My middle child is the one out of my three autistic children who is most prone to what we refer to as ‘meltdowns’ in very public places. My goodness. And let me tell you, an autistic meltdown is NOT THE SAME AS A TANTRUM. Not by a long shot. Causes of autistic meltdowns can be things like;
- Sensory overload
- Being emotionally overwhelmed and struggling to self regulate
- Feeling unable to communicate a need
I will never forget a trip to Woolworths many moons ago (it must be a long time ago, as Woolworths closed in the UK a long time ago), and she became overwhelmed by the harsh strip lighting, ridiculously high heating, and music that was much louder than usual. It was just too much and we had a full-on hands on ears, screaming, rocking meltdown on the floor. Unfortunately, this also happened to be by the TOY aisle… que a judgemental ‘Karen’ (if you’re familiar with internet memes, you’ll know what a ‘Karen’ is) storming over to me (trying to gently comfort my daughter).

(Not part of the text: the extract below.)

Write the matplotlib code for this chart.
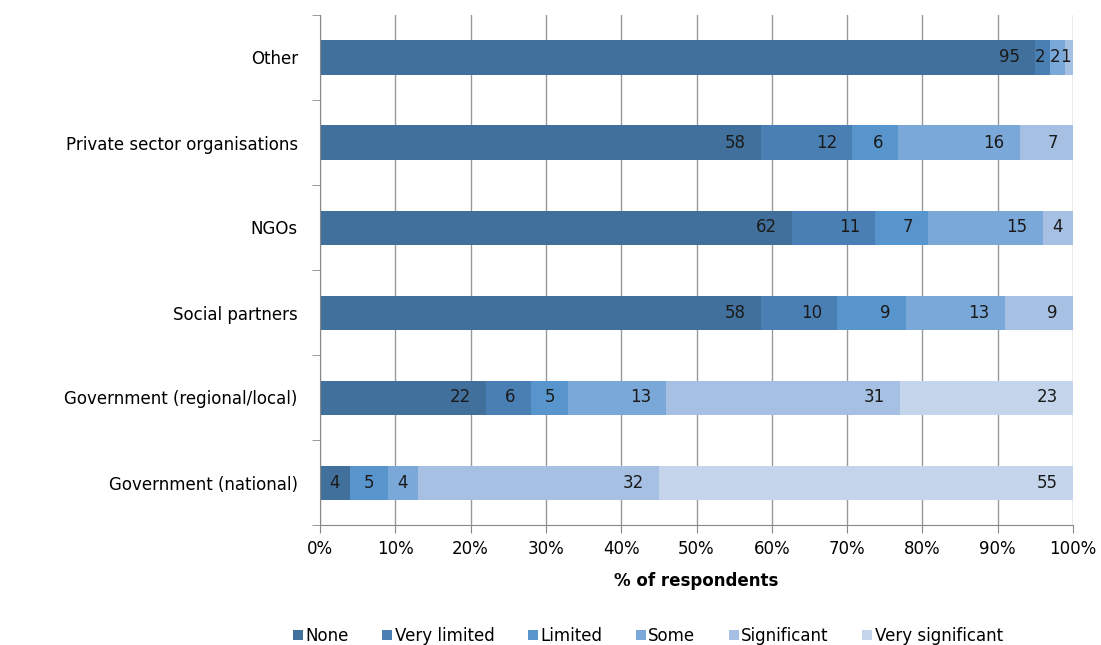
import numpy as np
import matplotlib.pyplot as plt
from matplotlib.patches import Patch

categories = ["Government (national)", "Government (regional/local)", "Social partners",
              "NGOs", "Private sector organisations", "Other"]
series = ["None", "Very limited", "Limited", "Some", "Significant", "Very significant"]

none_v = [4, 22, 58, 62, 58, 95]
very_limited = [0, 6, 10, 11, 12, 2]
limited = [5, 5, 9, 7, 6, 0]
some = [4, 13, 13, 15, 16, 2]
significant = [32, 31, 9, 4, 7, 1]
very_significant = [55, 23, 0, 0, 0, 0]

colors = ["#42709c", "#4a7fb4", "#5795cc", "#7aa8d9", "#a5c0e2", "#c4d5eb"]

data = np.array([none_v, very_limited, limited, some, significant, very_significant], dtype=float)
share = data / data.sum(axis=0) * 100

fs = 12
fig = plt.figure(figsize=(11.01, 6.45), dpi=100)
ax = fig.add_axes([320 / 1101, 1 - 525 / 645, 753 / 1101, 510 / 645])

y = np.arange(len(categories))
left = np.zeros(len(categories))
for i, name in enumerate(series):
    ax.barh(y, share[i], left=left, height=0.4, color=colors[i], zorder=2)
    for j in range(len(categories)):
        if data[i, j] > 0:
            # labels sit at the inside end of each segment
            pad = min(2.0, 0.35 * share[i, j])
            ax.text(left[j] + share[i, j] - pad, y[j], f"{int(data[i, j])}",
                    ha="right", va="center", fontsize=fs, color="#1a1a1a", zorder=3)
    left += share[i]

ax.set_xlim(0, 100)
ax.set_ylim(-0.5, len(categories) - 0.5)
ax.set_xticks(np.arange(0, 101, 10))
ax.set_xticklabels([f"{t}%" for t in range(0, 101, 10)], fontsize=fs)
ax.set_yticks(y)
ax.set_yticklabels(categories, fontsize=fs)
ax.set_yticks(np.arange(-0.5, len(categories), 1), minor=True)
ax.tick_params(axis="y", which="major", length=0, pad=16)
ax.tick_params(axis="y", which="minor", length=6, color="#888888")
ax.tick_params(axis="x", length=6, color="#888888", pad=5)
ax.grid(axis="x", color="#999999", linewidth=1, zorder=0)
for s in ["top", "right"]:
    ax.spines[s].set_visible(False)
for s in ["left", "bottom"]:
    ax.spines[s].set_color("#888888")
ax.set_xlabel("% of respondents", fontsize=fs, fontweight="bold", labelpad=10)

handles = [Patch(facecolor=c, label=n) for c, n in zip(colors, series)]
fig.legend(handles=handles, loc="center", bbox_to_anchor=(648 / 1101, 1 - 636 / 645),
           ncol=6, frameon=False, fontsize=fs, handlelength=0.6, handleheight=0.6,
           handletextpad=0.15, columnspacing=2.0)

fig.savefig("out.png", dpi=100)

“Just get the brat up and in her pram! She’s too old for that anyway but better than doing that on the floor. You need to be firmer with her, you’re part of the problem, clearly she’s spoiled if she’s throwing a hissy fit over toys!”
I’m glad to say that I am not the sort of mother who would let this sort of nasty judgement go without a fight so I very sharply put ‘Karen’ in her place. It earned me a shrug and an eyeroll before she slunk back into the shadows of the DVD aisle… Clearly she’d been shown up and proven wrong but an apology was not forthcoming. I can only hope that I taught her a valuable lesson.
When you see a child throwing themselves down and roaring, don’t judge.
Don’t be rude to the parent, even indirectly by eye-rolling or being snide.
Don’t be a Karen.
Remember that the child in question is BEING A CHILD regardless of whether they’re autistic or not, first and foremost, so on this front you should not judge anyway. But also consider that the child could also be autistic or neurodivergent in some way, so try to be kind and tell the parent that they’re doing a great job, it’ll make a difference.